I’m glad I’m not the only one who held its presence dear.
Lovely stuff – and good spot with the blog…
But how much fun would it be to have those scans in glossy, readable, tappable iThing form?
And I wonder if there's a market for retro iPad app editions of other obsolete mags? I would happily pay at least £2.79 for the entire back catalogue of Crash, Melody Maker, etc…
It would be amazing, but size might be an issue. My collection of Crash scans, for example, which is scanned at very roughly iPad resolution, comes in at over 2.5GB, and Your Sinclair isn't much smaller.
This is a nice piece about the death of Ver Hits, incidentally:
link to guardian.co.uk
Could use volumes? Restrict each app/update to a two or three-year span. Keep them all tucked away inside nice OS 4.2 folders. Sigh. If only…

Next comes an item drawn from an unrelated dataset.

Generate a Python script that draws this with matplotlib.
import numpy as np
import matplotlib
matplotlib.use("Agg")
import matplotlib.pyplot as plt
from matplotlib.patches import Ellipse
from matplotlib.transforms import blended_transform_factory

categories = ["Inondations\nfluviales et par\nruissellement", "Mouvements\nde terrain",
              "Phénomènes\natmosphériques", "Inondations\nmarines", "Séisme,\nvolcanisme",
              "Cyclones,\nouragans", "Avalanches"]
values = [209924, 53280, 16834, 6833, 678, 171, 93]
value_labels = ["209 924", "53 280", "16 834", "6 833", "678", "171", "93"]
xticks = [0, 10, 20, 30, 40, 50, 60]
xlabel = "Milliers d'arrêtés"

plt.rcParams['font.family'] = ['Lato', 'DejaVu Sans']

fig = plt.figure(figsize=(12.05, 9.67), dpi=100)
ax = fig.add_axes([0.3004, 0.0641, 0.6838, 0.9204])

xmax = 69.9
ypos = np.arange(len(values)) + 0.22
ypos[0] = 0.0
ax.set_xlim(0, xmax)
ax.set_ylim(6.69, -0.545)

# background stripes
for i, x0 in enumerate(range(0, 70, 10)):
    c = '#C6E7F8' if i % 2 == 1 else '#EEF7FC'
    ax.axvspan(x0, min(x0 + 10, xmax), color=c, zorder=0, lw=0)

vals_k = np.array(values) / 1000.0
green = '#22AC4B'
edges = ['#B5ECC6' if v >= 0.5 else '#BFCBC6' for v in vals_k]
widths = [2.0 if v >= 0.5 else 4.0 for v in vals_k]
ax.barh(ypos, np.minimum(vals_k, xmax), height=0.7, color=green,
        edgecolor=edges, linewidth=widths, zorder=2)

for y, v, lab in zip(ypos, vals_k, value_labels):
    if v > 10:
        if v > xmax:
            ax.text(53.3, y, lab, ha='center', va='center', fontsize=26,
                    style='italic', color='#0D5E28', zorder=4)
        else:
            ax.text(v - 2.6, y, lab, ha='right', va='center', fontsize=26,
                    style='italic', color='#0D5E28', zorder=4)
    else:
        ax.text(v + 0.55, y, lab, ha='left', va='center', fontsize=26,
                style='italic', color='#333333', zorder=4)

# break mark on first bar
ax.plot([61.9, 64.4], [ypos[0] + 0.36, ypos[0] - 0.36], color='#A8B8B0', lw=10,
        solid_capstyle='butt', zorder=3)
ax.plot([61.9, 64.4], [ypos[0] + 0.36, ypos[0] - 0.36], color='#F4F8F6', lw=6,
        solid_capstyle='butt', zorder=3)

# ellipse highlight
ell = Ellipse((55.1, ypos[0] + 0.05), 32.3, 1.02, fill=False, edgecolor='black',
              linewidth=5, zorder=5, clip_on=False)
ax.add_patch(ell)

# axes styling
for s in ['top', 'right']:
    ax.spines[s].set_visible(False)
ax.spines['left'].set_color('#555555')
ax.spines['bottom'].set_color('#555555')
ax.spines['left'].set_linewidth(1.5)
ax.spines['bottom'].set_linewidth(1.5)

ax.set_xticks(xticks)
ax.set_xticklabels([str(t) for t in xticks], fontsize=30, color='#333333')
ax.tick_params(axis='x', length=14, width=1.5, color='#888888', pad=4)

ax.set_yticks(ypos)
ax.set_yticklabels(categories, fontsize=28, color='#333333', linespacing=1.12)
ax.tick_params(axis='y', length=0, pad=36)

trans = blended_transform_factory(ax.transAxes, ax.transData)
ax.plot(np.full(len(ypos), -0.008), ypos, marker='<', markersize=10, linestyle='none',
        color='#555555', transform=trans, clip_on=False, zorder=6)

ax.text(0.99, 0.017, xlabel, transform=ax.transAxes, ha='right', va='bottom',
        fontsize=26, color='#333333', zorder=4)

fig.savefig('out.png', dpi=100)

I only vaguely remember SH as a post-punk/new wave thing, but you're right – music is music and it's hard to find that editorial stance cheerfully and confidently adhered to these days – apart from select music blogs.
IF THE KIDS, ARE UNITED
Hmm, the text box doesn't seem to like to play with the iPad. I'd like to stick up for the 87-89 image of 'ver Hits – yeah, it wasn't the Tennant era, but it had a bit more to it than the retro collections show (rap/hip-hop got quite a mention, as did the rave/indie era). Plus, lots of posters of Tiffany in tight sweaters…

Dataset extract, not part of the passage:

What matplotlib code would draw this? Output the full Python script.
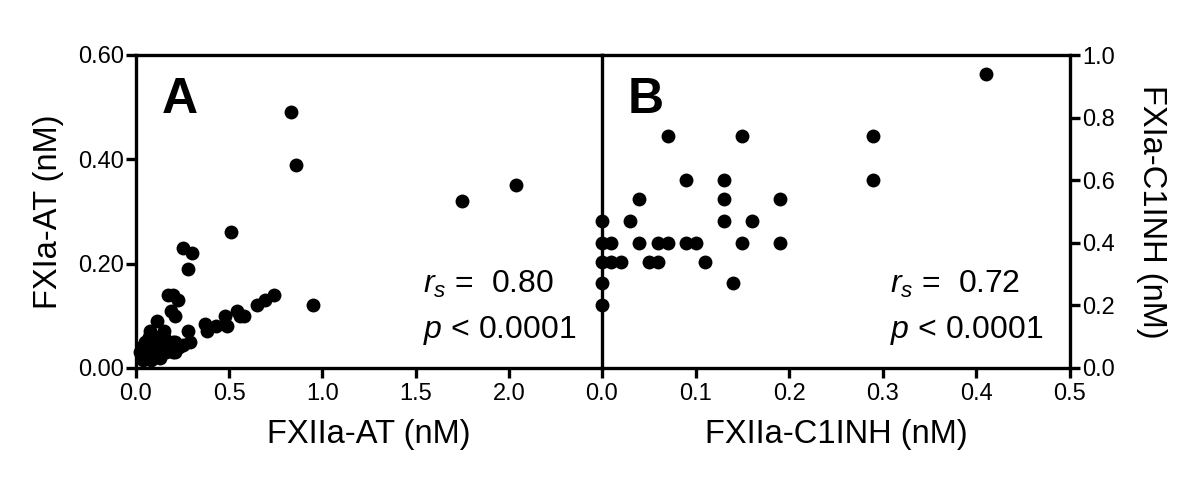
import matplotlib
matplotlib.use("Agg")
import matplotlib.pyplot as plt

plt.rcParams['font.family'] = ['Liberation Sans', 'DejaVu Sans']
plt.rcParams['mathtext.fontset'] = 'custom'
plt.rcParams['mathtext.rm'] = 'Liberation Sans'
plt.rcParams['mathtext.it'] = 'Liberation Sans:italic'

# Panel A: FXIIa-AT vs FXIa-AT
a_x = [0.83, 0.86, 1.75, 2.04, 0.95, 0.51, 0.25, 0.30, 0.28,
       0.17, 0.20, 0.225, 0.19, 0.21,
       0.74, 0.69, 0.65, 0.54, 0.58, 0.56, 0.48, 0.49, 0.43, 0.37, 0.38,
       0.28, 0.29, 0.25, 0.21, 0.21, 0.11, 0.075, 0.15, 0.14,
       0.03, 0.04, 0.05, 0.06, 0.07, 0.08, 0.09, 0.10, 0.11, 0.12, 0.13,
       0.14, 0.15, 0.16, 0.18, 0.20, 0.22, 0.05, 0.03, 0.07, 0.10, 0.12,
       0.08, 0.04, 0.17, 0.20, 0.23, 0.02, 0.06]
a_y = [0.49, 0.39, 0.32, 0.35, 0.12, 0.26, 0.23, 0.22, 0.19,
       0.14, 0.14, 0.13, 0.11, 0.10,
       0.14, 0.13, 0.12, 0.11, 0.10, 0.10, 0.10, 0.08, 0.08, 0.085, 0.07,
       0.07, 0.05, 0.045, 0.03, 0.05, 0.09, 0.07, 0.07, 0.057,
       0.02, 0.03, 0.02, 0.04, 0.03, 0.05, 0.02, 0.04, 0.03, 0.05, 0.02,
       0.04, 0.06, 0.03, 0.04, 0.03, 0.04, 0.05, 0.04, 0.06, 0.06, 0.03,
       0.015, 0.015, 0.05, 0.05, 0.04, 0.03, 0.025]

# Panel B: FXIIa-C1INH vs FXIa-C1INH
b_x = [0, 0, 0, 0, 0, 0.01, 0.01, 0.02, 0.03, 0.04, 0.04, 0.05, 0.06, 0.06,
       0.07, 0.07, 0.09, 0.09, 0.10, 0.11, 0.13, 0.13, 0.13, 0.14, 0.15,
       0.15, 0.16, 0.19, 0.19, 0.29, 0.29, 0.41]
b_y = [0.47, 0.40, 0.34, 0.27, 0.20, 0.40, 0.34, 0.34, 0.47, 0.54, 0.40,
       0.34, 0.34, 0.40, 0.40, 0.74, 0.60, 0.40, 0.40, 0.34, 0.60, 0.54,
       0.47, 0.27, 0.74, 0.40, 0.47, 0.54, 0.40, 0.74, 0.60, 0.94]

a_xticks = [0.0, 0.5, 1.0, 1.5, 2.0]
a_yticks = [0.0, 0.2, 0.4, 0.6]
b_xticks = [0.0, 0.1, 0.2, 0.3, 0.4, 0.5]
b_yticks = [0.0, 0.2, 0.4, 0.6, 0.8, 1.0]

fig = plt.figure(figsize=(12, 4.84), dpi=100)
axA = fig.add_axes([136/1200, 116/484, 466/1200, 313/484])
axB = fig.add_axes([602/1200, 116/484, 468/1200, 313/484])

lw = 2.4
tick_fs = 17
lab_fs = 23.5
dot = 100

for ax in (axA, axB):
    for s in ax.spines.values():
        s.set_linewidth(lw)
    ax.tick_params(axis='x', width=lw, length=7, labelsize=tick_fs, direction='out', pad=4)
    ax.tick_params(axis='y', width=lw, length=7, labelsize=tick_fs, direction='out', pad=1.5)

axA.scatter(a_x, a_y, s=dot, color='black', clip_on=False, zorder=3, linewidths=0)
axA.set_xlim(0, 2.5)
axA.set_ylim(0, 0.6)
axA.set_xticks(a_xticks)
axA.set_xticklabels([f"{v:.1f}" for v in a_xticks])
axA.set_yticks(a_yticks)
axA.set_yticklabels([f"{v:.2f}" for v in a_yticks])
axA.spines['right'].set_visible(False)
axA.set_xlabel("FXIIa-AT (nM)", fontsize=lab_fs, labelpad=10)
axA.set_ylabel("FXIa-AT (nM)", fontsize=lab_fs, labelpad=10)

axB.scatter(b_x, b_y, s=dot, color='black', clip_on=False, zorder=3, linewidths=0)
axB.set_xlim(0, 0.5)
axB.set_ylim(0, 1.0)
axB.set_xticks(b_xticks)
axB.set_xticklabels([f"{v:.1f}" for v in b_xticks])
axB.yaxis.tick_right()
axB.yaxis.set_label_position('right')
axB.set_yticks(b_yticks)
axB.set_yticklabels([f"{v:.1f}" for v in b_yticks])
axB.set_xlabel("FXIIa-C1INH (nM)", fontsize=lab_fs, labelpad=10)
axB.set_ylabel("FXIa-C1INH (nM)", fontsize=lab_fs, rotation=270, labelpad=38)

for ax, letter, r in ((axA, 'A', '0.80'), (axB, 'B', '0.72')):
    ax.text(0.055, 0.815, letter, transform=ax.transAxes, fontsize=36,
            fontweight='bold', ha='left', va='baseline')
    ax.text(0.616, 0.24, r'$\mathit{r_s}$ =  ' + r, transform=ax.transAxes,
            fontsize=23, ha='left', va='baseline')
    ax.text(0.616, 0.096, r'$\mathit{p}$ < 0.0001', transform=ax.transAxes,
            fontsize=23, ha='left', va='baseline')

fig.savefig("out.png", dpi=100)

I hate you, RevStu. I hate you because you posted that link, and now I shall not rest until I have read the lot.
WHATEVER YOU DO, don't start reading the singles reviews with Spotify open. Just don't.
No fear of that – Spotify doesn't work here due to some licensing bollocks or other.
Oh, fucking hell!!! I'm doing the singles review Spotify thing. I'm making My Awesome Smash Hits Playlist. I'm doing it…
Do share it when it's done ๐
I will. Sometime in 2017.
'I Lost My Heart To A Starship Trooper' (SH, Jan 1979) is pretty much the point where the '70s segue into the '80s.
Also, Gary Numan is a guard on South West Trains.
Ok, that's stretching it a bit. The bloke has clearly changed his name by deed poll, but still the fact remains.
I wish someone would do this with 1980s Kerrang, and Stephen Wells-era NME.